On Wednesday July 10th 2013, Dzokhar faced his victim’s families for the first time during his pretrial hearing. Many of the families that were present in the court wanted to be there to seek the peace of mind which they have been waiting for since April. Hearing that the man who coldheartedly injured and murdered a loved one would be sentenced to a lifetime in prison or possibly given the death penalty may appease their hearts. One can only wait and see what will happen to this 19 year old who seems to have lost his way in life.
His options are pretty simple, attorney Judy Clarke who had also represented Timothy McVeigh in his trial, is pulling all the string in order to avoid the death penalty. She hopes that she would be able to come to an agreement with the government by asking Tsarnev to cooperate and provide information he may have about other attacks or attackers. This same tactic was what she used to get McVeigh and the Unabomber life sentences instead of the death penalty. While on the other side, seeing as this is a federal case, the death penalty could be applied if there is significant evidence agains Tsarnev and the juror’s decision is unanimous. It’s safe to assumed that we will all be watching and waiting to see what will be the outcome to one of the biggest disasters of the year.

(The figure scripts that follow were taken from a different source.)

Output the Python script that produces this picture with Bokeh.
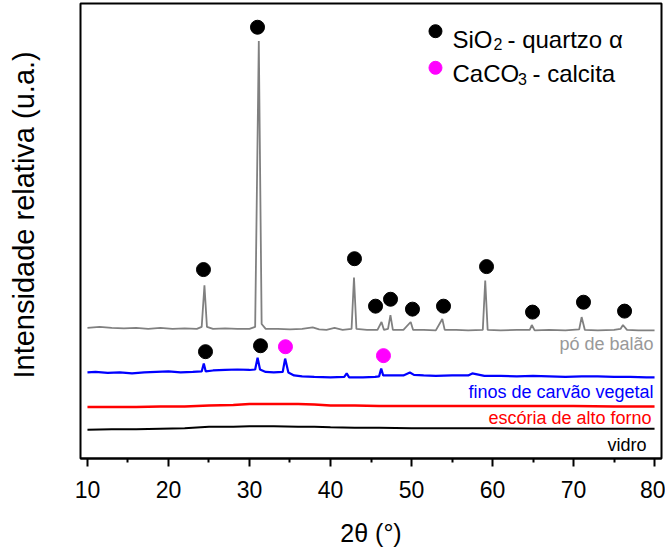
from bokeh.plotting import figure
from bokeh.models import Range1d, FixedTicker, Label
from bokeh.embed import file_html
from bokeh.resources import INLINE

# ---- data (intensity in arbitrary units, offset per sample) ----
po_x = [10.0, 11.5, 13, 14.5, 16, 17.5, 19, 20.5, 22, 23.5, 24.1, 24.44, 24.75, 25.5, 27, 28.5,
        30, 30.7, 31.15, 31.5, 32, 33.5, 35, 36.5, 37.8, 38.6, 39.5, 40.5, 41.5, 42.6, 42.9, 43.2,
        44.5, 45.8, 46.3, 46.6, 47.1, 47.4, 47.7, 49, 49.9, 50.2, 51.5, 53, 53.8, 54.1, 55.5, 57,
        58.8, 59.1, 59.4, 61, 63, 64.6, 64.85, 65.2, 67, 69, 70.7, 71.0, 71.4, 73, 75, 75.8, 76.1,
        76.6, 78, 80]
po_y = [132, 133, 132, 131.5, 132, 131, 132, 131, 131.5, 131, 133, 175, 133, 131, 131.5, 131,
        131, 133, 422, 136, 131, 131, 130.5, 131, 132.5, 130.5, 130, 132, 130, 131, 183, 131,
        130, 130, 138, 130, 131, 145, 130, 130, 138, 130, 130, 129.5, 141, 130, 130, 129.5,
        130, 180, 130, 129.5, 130, 130, 135, 129.5, 130, 129.5, 130.5, 143, 130, 129.5, 130, 131, 135,
        130, 129.5, 129.5]

finos_x = [10, 11, 12.5, 14, 15.5, 17, 18.5, 20, 21.5, 23, 24.1, 24.36, 24.6, 25.5, 27, 28.5, 30,
           30.7, 31.0, 31.3, 32, 33, 34.1, 34.4, 34.8, 35.5, 36.5, 38, 40, 41.7, 42.0, 42.3, 44,
           45.5, 46.0, 46.26, 46.5, 47.5, 49, 49.8, 50.3, 51.5, 53, 55, 57, 57.5, 59, 61, 63, 65,
           67, 69, 71, 73, 75, 77, 79, 80]
finos_y = [87, 87.5, 86.5, 87, 86, 87, 87.5, 88, 87, 87.5, 88, 96, 88, 89, 89.5, 90, 89.5,
           90, 102, 90, 87.5, 87, 87.5, 101, 87, 84, 83, 82.5, 82, 82.5, 86, 82, 82,
           82.5, 83, 91, 84, 84, 84, 87, 84.5, 84, 83.5, 84, 84, 86, 83.5, 83.5, 83, 83.5,
           83, 82.5, 83, 83, 82.5, 82.5, 82, 82]

escoria_x = [10, 13, 16, 19, 22, 25, 28, 30, 33, 36, 38, 40, 43, 46, 50, 55, 60, 65, 70, 75, 80]
escoria_y = [52, 52, 52, 52.5, 52.5, 53.5, 54, 55, 55, 55, 54.5, 53.5, 53.5, 53, 53, 53, 53, 53, 53, 52.5, 52.5]

vidro_x = [10, 13, 16, 19, 22, 25, 28, 30, 33, 36, 38, 40, 43, 46, 50, 55, 60, 65, 70, 75, 80]
vidro_y = [29, 29.5, 29.5, 30, 30.5, 32, 32, 32.5, 32.5, 32, 32, 31.5, 31, 31, 30.5, 30.5, 30.5, 30, 30, 30, 30]

# phase markers (peak identification)
quartzo_x = [24.32, 30.99, 42.96, 45.56, 47.41, 50.12, 53.95, 59.26, 64.94, 71.23, 76.30, 24.57, 31.36]
quartzo_y = [191, 436, 202, 154, 161, 151, 154, 194, 148, 158, 149, 108, 114]
calcita_x = [34.44, 46.54]
calcita_y = [113, 104]

x_ticks = [10, 20, 30, 40, 50, 60, 70, 80]
x_minor = [15, 25, 35, 45, 55, 65, 75]

FONT = "Liberation Sans"

p = figure(width=665, height=549, output_backend="svg", toolbar_location=None,
           x_range=Range1d(9.14, 80.86), y_range=Range1d(0, 460),
           min_border_left=80, min_border_right=4, min_border_top=3, min_border_bottom=86)
p.xgrid.visible = False
p.ygrid.visible = False
p.outline_line_color = "black"
p.outline_line_width = 2
p.background_fill_color = "white"
p.border_fill_color = "white"

ax = p.xaxis[0]
ax.ticker = FixedTicker(ticks=x_ticks, minor_ticks=x_minor)
ax.axis_line_width = 2
ax.major_tick_in = 0
ax.major_tick_out = 8
ax.minor_tick_in = 0
ax.minor_tick_out = 4
ax.major_tick_line_width = 2
ax.minor_tick_line_width = 2
ax.major_label_text_font = FONT
ax.major_label_text_font_size = "23px"
ax.major_label_text_color = "black"
ax.major_label_standoff = 14
ax.axis_label = "2θ (°)"
ax.axis_label_text_font = FONT
ax.axis_label_text_font_size = "25px"
ax.axis_label_text_font_style = "normal"
ax.axis_label_text_color = "black"
ax.axis_label_standoff = 18

# y axis: no ticks, only the title (leading no-break spaces lift it, as in the original)
ay = p.yaxis[0]
ay.ticker = FixedTicker(ticks=[], minor_ticks=[])
ay.axis_line_color = None
ay.major_tick_line_color = None
ay.minor_tick_line_color = None
ay.major_label_standoff = 0
ay.major_tick_out = 0
ay.minor_tick_out = 0
ay.axis_label = "\u00a0\u00a0\u00a0\u00a0Intensidade relativa (u.a.)"
ay.axis_label_text_font = FONT
ay.axis_label_text_font_size = "29px"
ay.axis_label_text_font_style = "normal"
ay.axis_label_text_color = "black"
ay.axis_label_standoff = 41

p.line(vidro_x, vidro_y, line_color="black", line_width=2)
p.line(escoria_x, escoria_y, line_color="#ff0000", line_width=2.5)
p.line(finos_x, finos_y, line_color="#0000ff", line_width=2.2)
p.line(po_x, po_y, line_color="#808080", line_width=1.8)

p.scatter(quartzo_x, quartzo_y, size=14, fill_color="black", line_color="black")
p.scatter(calcita_x, calcita_y, size=14, fill_color="#ff00ff", line_color="#ff00ff")

# sample labels
def lab(x, y, t, color, align="right", size="18px"):
    p.add_layout(Label(x=x, y=y, text=t, text_color=color, text_align=align,
                       text_baseline="alphabetic", text_font=FONT, text_font_size=size))

lab(79.88, 116, "pó de balão", "#999999")
lab(79.88, 67, "finos de carvão vegetal", "#0000ff")
lab(79.63, 41, "escória de alto forno", "#ff0000")
lab(79.0, 14, "vidro", "black")

# legend
p.scatter([52.96], [432], size=13, fill_color="black", line_color="black")
p.scatter([52.96], [395], size=13, fill_color="#ff00ff", line_color="#ff00ff")
lab(55.06, 424, "SiO", "black", align="left", size="24px")
lab(60.12, 419, "2", "black", align="left", size="16px")
lab(61.85, 424, "- quartzo α", "black", align="left", size="24px")
lab(55.06, 389, "CaCO", "black", align="left", size="24px")
lab(63.15, 384, "3", "black", align="left", size="16px")
lab(64.94, 389, "- calcita", "black", align="left", size="24px")

open("out.html", "w").write(file_html(p, INLINE))
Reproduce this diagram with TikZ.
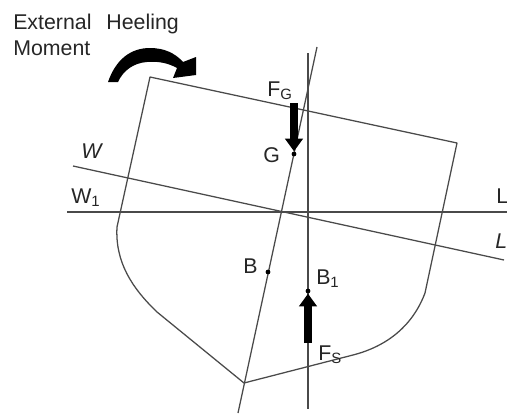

This year brought with it a series of tragedies from school shootings to bombings, and many begin to wonder what could possibly lead someone to want to take away the lives of innocent people in such an insane way. As we become more and more interconnected in the world, it seems that many have found a way to turn a good thing into a killing machine. Things such as YouTube and Google that are used for our leisure, are used by Tamerlan Tsarnev so he could watch extremist videos that encouraged him and his brother to go through with their attack. How do we move on from this as a community and what would be the right punishment for such a crime? In a state that hasn’t given out the death penalty in almost 70 years, the judge and jury have a difficult task ahead of them. On the one hand, if this case doesn’t deserve the death penalty then what kind of case would? While on the other hand, a life sentence could be seen as sufficient suffering for him, at least he would have to spend the rest of his life thinking about what he did while living under difficult circumstances. It will be a difficult decision to make for the judge as 19 year old Dzokhar Tsarnev awaits to hear his fate in court throughout the next few months.